November 8, 2010

Solar as cheap as coal? - article by Giles Parkinson

Can solar be cheaper than coal and gas? In a sense it already is, given the value that the NSW government has given it after cutting tariffs from rooftop solar to below that delivered to the household from coal and gas plants.

But in Germany, a new report suggests that solar could be produced, rather than just consumed, as cheaply as power from new gas and coal plants within five to eight years.

That turns all assumptions about the costs of energy on their head.

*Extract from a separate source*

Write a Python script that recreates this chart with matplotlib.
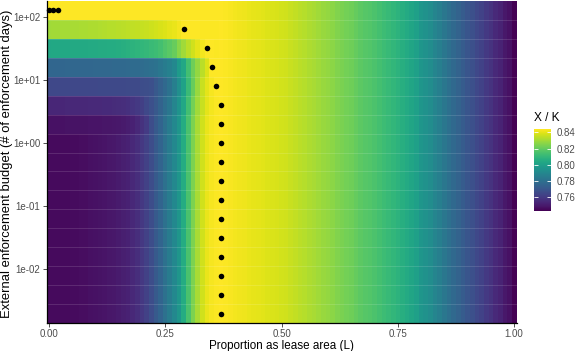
import numpy as np
import matplotlib
matplotlib.use("Agg")
import matplotlib.pyplot as plt
from matplotlib.colors import Normalize

plt.rcParams['font.family'] = ['Liberation Sans', 'DejaVu Sans']

# proportion as lease area, 0..1 in steps of 0.01
lease_L = np.round(np.linspace(0, 1, 101), 2)

# external enforcement budgets (one tile row each), 2^-9 .. 2^7
budget_exp = [-9, -8, -7, -6, -5, -4, -3, -2, -1, 0, 1, 2, 3, 4, 5, 6, 7]

# X/K for the low-budget rows (budget <= 1)
xk_base = [
    0.7450, 0.7450, 0.7450, 0.7450, 0.7450, 0.7455, 0.7456, 0.7458, 0.7460, 0.7465,
    0.7470, 0.7475, 0.7480, 0.7485, 0.7490, 0.7500, 0.7510, 0.7520, 0.7540, 0.7560,
    0.7590, 0.7620, 0.7660, 0.7710, 0.7750, 0.7800, 0.7850, 0.7900, 0.7960, 0.8050,
    0.8150, 0.8240, 0.8310, 0.8370, 0.8410, 0.8430, 0.8437, 0.8440, 0.8437, 0.8433,
    0.8425, 0.8420, 0.8415, 0.8410, 0.8405, 0.8400, 0.8395, 0.8390, 0.8384, 0.8379,
    0.8374, 0.8369, 0.8358, 0.8348, 0.8338, 0.8328, 0.8318, 0.8307, 0.8297, 0.8287,
    0.8277, 0.8267, 0.8251, 0.8236, 0.8226, 0.8216, 0.8200, 0.8185, 0.8175, 0.8165,
    0.8154, 0.8139, 0.8124, 0.8109, 0.8093, 0.8078, 0.8063, 0.8042, 0.8022, 0.8001,
    0.7961, 0.7940, 0.7920, 0.7889, 0.7859, 0.7828, 0.7797, 0.7767, 0.7746, 0.7716,
    0.7695, 0.7675, 0.7644, 0.7624, 0.7593, 0.7573, 0.7542, 0.7522, 0.7491, 0.7471,
    0.7425,
]

# left part (from L = 0) of the rows where a larger budget lifts X/K
xk_left_b2 = [
    0.7471, 0.7471, 0.7472, 0.7472, 0.7473, 0.7473, 0.7474, 0.7475, 0.7476, 0.7477,
    0.7478, 0.7480, 0.7482, 0.7484, 0.7487, 0.7490, 0.7495, 0.7505, 0.7520, 0.7540,
    0.7570, 0.7600,
]
xk_left_b4 = [
    0.7535, 0.7535, 0.7536, 0.7536, 0.7537, 0.7537, 0.7538, 0.7539, 0.7540, 0.7541,
    0.7542, 0.7543, 0.7545, 0.7547, 0.7550, 0.7555, 0.7560, 0.7568, 0.7580, 0.7595,
    0.7614, 0.7644, 0.7675, 0.7706, 0.7746, 0.7787, 0.7828, 0.7889, 0.7950, 0.8032,
    0.8134, 0.8226, 0.8297, 0.8358, 0.8399, 0.8425, 0.8437,
]
xk_left_b8 = [
    0.7644, 0.7644, 0.7644, 0.7645, 0.7645, 0.7645, 0.7646, 0.7646, 0.7646, 0.7647,
    0.7647, 0.7648, 0.7648, 0.7649, 0.7649, 0.7650, 0.7651, 0.7652, 0.7654, 0.7655,
    0.7660, 0.7665, 0.7675, 0.7706, 0.7736, 0.7767, 0.7808, 0.7859, 0.7930, 0.8012,
    0.8114, 0.8205, 0.8287, 0.8358, 0.8399, 0.8430, 0.8442,
]
xk_left_b16 = [
    0.7757, 0.7757, 0.7758, 0.7758, 0.7759, 0.7759, 0.7760, 0.7760, 0.7761, 0.7762,
    0.7763, 0.7764, 0.7765, 0.7766, 0.7767, 0.7768, 0.7770, 0.7772, 0.7775, 0.7778,
    0.7782, 0.7787, 0.7797, 0.7808, 0.7828, 0.7848, 0.7869, 0.7899, 0.7981, 0.8032,
    0.8134, 0.8216, 0.8277, 0.8338, 0.8389, 0.8442, 0.8439,
]
xk_left_b32 = [
    0.8032, 0.8033, 0.8034, 0.8035, 0.8036, 0.8037, 0.8038, 0.8039, 0.8040, 0.8042,
    0.8043, 0.8045, 0.8047, 0.8049, 0.8051, 0.8053, 0.8063, 0.8070, 0.8078, 0.8085,
    0.8093, 0.8103, 0.8114, 0.8124, 0.8140, 0.8160, 0.8180, 0.8205, 0.8256, 0.8297,
    0.8338, 0.8369, 0.8399, 0.8425, 0.8442, 0.8439, 0.8438,
]
xk_left_b64 = [
    0.8297, 0.8299, 0.8301, 0.8303, 0.8305, 0.8307, 0.8309, 0.8311, 0.8313, 0.8316,
    0.8318, 0.8321, 0.8324, 0.8327, 0.8330, 0.8333, 0.8336, 0.8340, 0.8344, 0.8348,
    0.8353, 0.8358, 0.8364, 0.8371, 0.8380, 0.8389, 0.8399, 0.8410, 0.8425, 0.8442,
    0.8440, 0.8439, 0.8439, 0.8438, 0.8438, 0.8438, 0.8438,
]
xk_left_b128 = [
    0.8442, 0.8442, 0.8442, 0.8440, 0.8440, 0.8440, 0.8440, 0.8440, 0.8440, 0.8440,
    0.8440, 0.8440, 0.8440, 0.8440, 0.8440, 0.8440, 0.8440, 0.8440, 0.8440, 0.8440,
    0.8440, 0.8440, 0.8440, 0.8440, 0.8440, 0.8440, 0.8440, 0.8440, 0.8440, 0.8440,
    0.8440, 0.8440, 0.8440, 0.8440, 0.8440, 0.8440, 0.8440,
]

# optimal lease proportion for each budget (black dots)
dot_budget_exp = [-9, -8, -7, -6, -5, -4, -3, -2, -1, 0, 1, 2, 3, 4, 5, 6, 7, 7, 7]
dot_L = [0.37, 0.37, 0.37, 0.37, 0.37, 0.37, 0.37, 0.37, 0.37, 0.37,
         0.37, 0.37, 0.36, 0.35, 0.34, 0.29, 0.00, 0.01, 0.02]

ytick_vals = [1e-2, 1e-1, 1e0, 1e1, 1e2]
ytick_labels = ['1e-02', '1e-01', '1e+00', '1e+01', '1e+02']
xtick_vals = [0.0, 0.25, 0.5, 0.75, 1.0]
xtick_labels = ['0.00', '0.25', '0.50', '0.75', '1.00']
cbar_ticks = [0.76, 0.78, 0.80, 0.82, 0.84]


def full_row(left):
    return list(left) + xk_base[len(left):]


lefts = {1: xk_left_b2, 2: xk_left_b4, 3: xk_left_b8, 4: xk_left_b16,
         5: xk_left_b32, 6: xk_left_b64, 7: xk_left_b128}
Z = np.array([full_row(lefts.get(e, [])) for e in budget_exp])

y_edges = 2.0 ** (np.append(np.array(budget_exp) - 0.5, budget_exp[-1] + 0.5))
x_edges = np.append(lease_L - 0.005, lease_L[-1] + 0.005)

W, H = 575, 351
fig = plt.figure(figsize=(W / 100, H / 100), dpi=100)
ax = fig.add_axes([46.5 / W, 28 / H, 470 / W, 322 / H])

norm = Normalize(vmin=Z.min(), vmax=Z.max())
mesh = ax.pcolormesh(x_edges, y_edges, Z, cmap='viridis', norm=norm,
                     shading='flat', rasterized=True)
ax.set_yscale('log')
ax.set_xlim(x_edges[0], x_edges[-1])
ax.set_ylim(y_edges[0], y_edges[-1])

# faint seams between tile rows
for yb in y_edges[1:-1]:
    ax.axhline(yb, color='white', lw=0.6, alpha=0.15)

ax.scatter(dot_L, 2.0 ** np.array(dot_budget_exp), s=16, color='black',
           zorder=5, clip_on=False, linewidths=0)

ax.set_yticks(ytick_vals)
ax.set_yticklabels(ytick_labels)
ax.yaxis.set_minor_locator(matplotlib.ticker.NullLocator())
ax.set_xticks(xtick_vals)
ax.set_xticklabels(xtick_labels)
ax.tick_params(axis='both', labelsize=7.0, colors='#333333', length=2.8,
               width=0.6, pad=1.5, labelcolor='#4d4d4d')
for side in ['top', 'right']:
    ax.spines[side].set_visible(False)
for side in ['left', 'bottom']:
    ax.spines[side].set_linewidth(0.9)
    ax.spines[side].set_color('black')

fig.text(281.5 / W, 1 - 345.5 / H, 'Proportion as lease area (L)', fontsize=8.4,
         ha='center', va='center')
fig.text(7.5 / W, 1 - 164 / H, 'External enforcement budget (# of enforcement days)',
         fontsize=9.4, ha='center', va='center', rotation=90)

cax = fig.add_axes([534 / W, (H - 211) / H, 17 / W, 82 / H])
cb = fig.colorbar(mesh, cax=cax, ticks=cbar_ticks)
cb.outline.set_visible(False)
cax.tick_params(direction='in', color='white', length=3, width=0.6,
                left=True, right=True, labelsize=7.0, labelcolor='#4d4d4d', pad=4)
cax.set_yticklabels(['0.76', '0.78', '0.80', '0.82', '0.84'])
fig.text(534 / W, 1 - 118 / H, 'X / K', fontsize=8.6, ha='left', va='center')

fig.savefig('out.png', dpi=100)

But the report prepared by consulting group AT Kearney on behalf of its client, the German solar developer Phoenix Solar, suggests production costs for solar PV should be properly compared to the cost of new oil and gas facilities, rather than the current infrastructure.

And it predicts that solar, given further increases in scale and technological advances, could cut PV production costs in half by 2020 to be as low as low as 12.6 euro cents ($0.18) per kilowatt-hour, which would compare with around 15.6 euro cents for newly installed gas generation by 2020.

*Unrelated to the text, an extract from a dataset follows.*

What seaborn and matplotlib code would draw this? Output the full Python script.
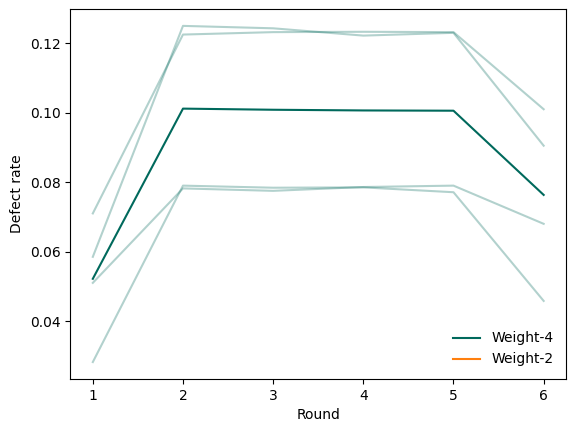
import pandas as pd
import seaborn as sns
import matplotlib
matplotlib.use("Agg")
import matplotlib.pyplot as plt

# Per-seed defect rates for the Weight-4 run
rounds = [1, 2, 3, 4, 5, 6]
seed_a = [0.0710, 0.1225, 0.1232, 0.1233, 0.1232, 0.1010]
seed_b = [0.0585, 0.1250, 0.1243, 0.1222, 0.1230, 0.0905]
seed_c = [0.0510, 0.0782, 0.0775, 0.0786, 0.0790, 0.0680]
seed_d = [0.0282, 0.0790, 0.0784, 0.0785, 0.0771, 0.0458]

seeds = {"a": seed_a, "b": seed_b, "c": seed_c, "d": seed_d}
df = pd.DataFrame(
    [(s, r, v) for s, vals in seeds.items() for r, v in zip(rounds, vals)],
    columns=["seed", "round", "defect"],
)

teal = "#00695c"

fig, ax = plt.subplots(figsize=(5.76, 4.32), dpi=100)

# faint per-seed lines
sns.lineplot(
    data=df, x="round", y="defect", units="seed", estimator=None,
    color=teal, alpha=0.3, linewidth=1.5, ax=ax, legend=False
)

# mean line
sns.lineplot(
    data=df, x="round", y="defect", errorbar=None,
    color=teal, linewidth=1.5, ax=ax, label="Weight-4"
)

# Weight-2 has no data shown, only a legend entry
ax.plot([], [], color="#ff7f0e", label="Weight-2")

ax.set_xlabel("Round")
ax.set_ylabel("Defect rate")
ax.set_xticks(rounds)
ax.legend(loc="lower right", frameon=False)

fig.subplots_adjust(left=0.122, right=0.983, top=0.979, bottom=0.123)
plt.savefig("out.png")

The study develops some further interesting arguments. It suggests that solar PV costs should not be compared with the baseload cost of electricity, but to the costs of the medium and high peak loads in which it usually operates.

It also says that the macro-economic benefits of solar PV will pass break-even for the first time in 2010. And the study suggests that once the estimated 6GW of solar PV are installed onto the German grid by end of 2011 then the accumulated benefits of all solar PV connected to the German grid since 2000 will have outweighed their costs.

The study cites not just the comparison of solar PV costs against medium and peak load power, but also broader benefits of a new manufacturing base, jobs, export income, and it’s key role in accelerating the structural transition to an efficient, intelligent energy grid with a high proportion of decentralised power generation.

“PV therefore enables wide swathes of the population to participate in the supply of energy,” the report says. ”In addition, it generates impetus for the development of innovative, decentralised energy systems and integrated applications, such as charging stations for electrical vehicles, which underpin Germany's technological cutting edge in the field of renewable energies."

If AT Kearney’s predictions on solar costs versus coal seem highly contentious, the argument about solar PVs broader significance in the energy networks of the future is an element that has been completely missing from the furore surrounding solar PV and other renewables in Australia.

What will be more troubling for the solar industry – and other emerging renewables hoping for a clear and helpful policy path – is the current tone of the debate from government and industry, which leaves little hope that sensible policy will ensue.

Established industry knows the value of a scare campaign, it’s worked to brilliant effect with state and federal capitulation over the CPRS, mining taxes, and now solar tariffs. But bullying works. Climate Change Minister Greg Combet, seemingly responding to such pressures, has hinted that the planned phase-down of renewable energy certificate multipliers may also be accelerated.

The Energy Minister, Martin Ferguson, who has a say in all of this, was at it again yesterday, telling an energy conference in Sydney that putting a price on carbon "is a significantly cheaper way of reducing greenhouse gas emissions than prescriptive, technology specific solar feed in tariffs that have been introduced by different state governments.”

Here, solar PV and other renewables seem destined to be measured only for their costs – even though they are a fraction of the expenditure for the planned (with little scrutiny) upgrade of our coal-fired networks – and their performance criteria are now judged only by their ability to cut emissions.

That’s all very well if your vision of the future is a continuation of the large centralised power grids that have been the blueprint of the industry for the past three decades. And your motivation, prodded by the fear campaigns of utilities with interests to protect, are that the lights may go out.

But that is not the way the world is heading – and it shouldn’t be the direction that Australia is taking either.

The government’s own task force on energy efficiency makes that clear. This report is not simply about turning things off when they are not in use and making appliances and buildings more efficient, it is also about challenging the national energy market to change its spots, and for various components to change their business models.

The current model that delivers rewards only for producing more electrons (in the case of generators) and building more poles and wires and transformers (in the case of transmission and distribution), is not the most sustainable, it is not the least cost, and it is not the most efficient.